John A. Coleman, S.J., is rightly concerned by a theory of civil law that is excessively entangled with theological doctrine (Religious Liberty, 11/28). The official Catholic position on the numerous moral issues to which he refers certainly is theological doctrine. But it is also the objective teaching of human, moral reasoning. If not based on such reason, civil law runs the risk of a tyrannical positivism with no determining criterion other than the wish of the most powerful (which is not necessarily the majority).

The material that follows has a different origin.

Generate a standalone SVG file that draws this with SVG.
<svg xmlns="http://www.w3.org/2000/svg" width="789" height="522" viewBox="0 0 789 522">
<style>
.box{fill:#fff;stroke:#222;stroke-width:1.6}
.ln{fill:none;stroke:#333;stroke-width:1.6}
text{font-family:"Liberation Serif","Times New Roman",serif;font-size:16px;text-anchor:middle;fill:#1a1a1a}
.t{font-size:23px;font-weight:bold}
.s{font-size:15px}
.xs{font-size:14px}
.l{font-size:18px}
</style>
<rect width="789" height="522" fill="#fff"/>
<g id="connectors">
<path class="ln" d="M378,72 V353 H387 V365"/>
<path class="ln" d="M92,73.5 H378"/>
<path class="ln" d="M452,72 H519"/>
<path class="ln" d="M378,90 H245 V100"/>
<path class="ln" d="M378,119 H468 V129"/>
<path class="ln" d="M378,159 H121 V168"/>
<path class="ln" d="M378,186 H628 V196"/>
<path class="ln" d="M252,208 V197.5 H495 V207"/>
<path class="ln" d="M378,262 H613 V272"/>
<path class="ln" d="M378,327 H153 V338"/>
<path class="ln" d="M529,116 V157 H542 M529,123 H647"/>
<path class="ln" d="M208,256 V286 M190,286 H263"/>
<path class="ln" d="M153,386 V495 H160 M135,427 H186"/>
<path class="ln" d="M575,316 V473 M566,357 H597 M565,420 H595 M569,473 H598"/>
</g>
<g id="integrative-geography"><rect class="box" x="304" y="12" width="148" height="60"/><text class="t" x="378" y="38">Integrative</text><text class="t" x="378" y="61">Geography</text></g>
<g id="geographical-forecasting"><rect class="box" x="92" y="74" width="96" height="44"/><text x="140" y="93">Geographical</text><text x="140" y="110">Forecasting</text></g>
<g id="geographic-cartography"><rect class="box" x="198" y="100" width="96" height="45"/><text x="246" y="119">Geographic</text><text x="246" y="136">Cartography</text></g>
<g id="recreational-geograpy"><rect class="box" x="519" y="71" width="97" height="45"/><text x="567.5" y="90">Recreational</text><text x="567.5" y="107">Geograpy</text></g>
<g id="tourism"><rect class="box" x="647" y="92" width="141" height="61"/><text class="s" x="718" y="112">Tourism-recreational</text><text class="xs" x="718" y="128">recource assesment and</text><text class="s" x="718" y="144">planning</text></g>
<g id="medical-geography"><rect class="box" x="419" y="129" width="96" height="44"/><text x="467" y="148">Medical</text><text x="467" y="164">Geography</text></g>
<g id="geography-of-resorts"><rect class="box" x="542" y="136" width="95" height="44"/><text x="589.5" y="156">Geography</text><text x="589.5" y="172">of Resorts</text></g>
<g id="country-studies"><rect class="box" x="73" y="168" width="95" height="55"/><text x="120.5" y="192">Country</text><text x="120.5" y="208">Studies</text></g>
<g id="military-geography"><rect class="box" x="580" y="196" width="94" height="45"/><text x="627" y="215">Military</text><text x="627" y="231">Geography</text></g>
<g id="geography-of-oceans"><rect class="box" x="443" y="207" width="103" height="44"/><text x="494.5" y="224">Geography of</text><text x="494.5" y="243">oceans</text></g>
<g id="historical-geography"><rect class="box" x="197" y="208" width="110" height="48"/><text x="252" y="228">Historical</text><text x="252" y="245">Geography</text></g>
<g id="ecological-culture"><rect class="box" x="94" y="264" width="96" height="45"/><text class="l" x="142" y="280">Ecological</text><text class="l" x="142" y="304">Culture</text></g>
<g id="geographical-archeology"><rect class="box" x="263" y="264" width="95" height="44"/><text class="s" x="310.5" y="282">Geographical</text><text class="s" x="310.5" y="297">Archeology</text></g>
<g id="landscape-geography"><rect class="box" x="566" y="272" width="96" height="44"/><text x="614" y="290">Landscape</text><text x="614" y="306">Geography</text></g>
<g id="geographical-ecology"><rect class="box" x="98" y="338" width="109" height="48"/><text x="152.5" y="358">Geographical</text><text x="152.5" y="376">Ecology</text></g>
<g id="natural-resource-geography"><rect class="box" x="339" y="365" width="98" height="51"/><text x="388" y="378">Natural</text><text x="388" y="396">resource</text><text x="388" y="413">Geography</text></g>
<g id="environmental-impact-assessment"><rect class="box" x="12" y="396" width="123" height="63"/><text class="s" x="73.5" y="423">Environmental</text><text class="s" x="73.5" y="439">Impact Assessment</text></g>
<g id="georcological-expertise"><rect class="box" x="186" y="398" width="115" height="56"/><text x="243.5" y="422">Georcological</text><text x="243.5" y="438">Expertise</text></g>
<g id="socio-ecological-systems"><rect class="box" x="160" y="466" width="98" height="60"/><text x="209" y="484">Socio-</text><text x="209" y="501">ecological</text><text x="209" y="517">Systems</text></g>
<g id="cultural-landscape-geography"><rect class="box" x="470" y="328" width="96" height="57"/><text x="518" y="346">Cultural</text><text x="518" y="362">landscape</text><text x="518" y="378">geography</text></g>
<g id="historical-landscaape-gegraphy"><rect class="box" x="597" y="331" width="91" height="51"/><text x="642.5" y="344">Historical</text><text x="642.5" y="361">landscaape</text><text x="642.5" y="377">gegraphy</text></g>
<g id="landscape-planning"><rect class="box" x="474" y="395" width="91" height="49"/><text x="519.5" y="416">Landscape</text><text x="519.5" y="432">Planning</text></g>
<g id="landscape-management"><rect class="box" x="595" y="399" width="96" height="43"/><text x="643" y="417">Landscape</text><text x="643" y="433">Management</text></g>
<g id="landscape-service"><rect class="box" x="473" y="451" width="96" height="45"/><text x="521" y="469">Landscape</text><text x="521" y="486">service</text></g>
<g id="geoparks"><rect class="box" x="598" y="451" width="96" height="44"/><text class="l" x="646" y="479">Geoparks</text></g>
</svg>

Furthermore, if objective moral reasoning is not to be the content of civil law (in matters, of course, which evoke morality), then what else is to replace it? Legislating immorality or amorality seems to be, as experience proves, the only alternative. There is no moral neutrality. While that might save us from distasteful theories of too much God in civil law, it might well lead to irrational or nonrational law and to a society that follows suit. The fact that a society is open to God does not mean it is bereft of reason. Indeed, the opposite is more likely.
(Msgr.) Peter Magee
Thank you for publishing Thomas A. Shannon’s clear and concise article (2/18) about the complex moral and ethical issues surrounding attempts at human cloning to obtain stem cells for therapeutic use, and the related question of induced parthenogenic cell division of human eggs for the same purpose. This article documents the need for care and caution by the scientific community in continuing such research and, importantly, emphasizes the very preliminary stage of our knowledge in the use of stem cells. Implied also is a cautionary note for the magisterium in its authoritative pronouncements about the beginning of human life, when it fails to consider at all the advances in the science of embryology over the last several decades. I hope we can all benefit from the expertise of Professor Shannon and his colleagues.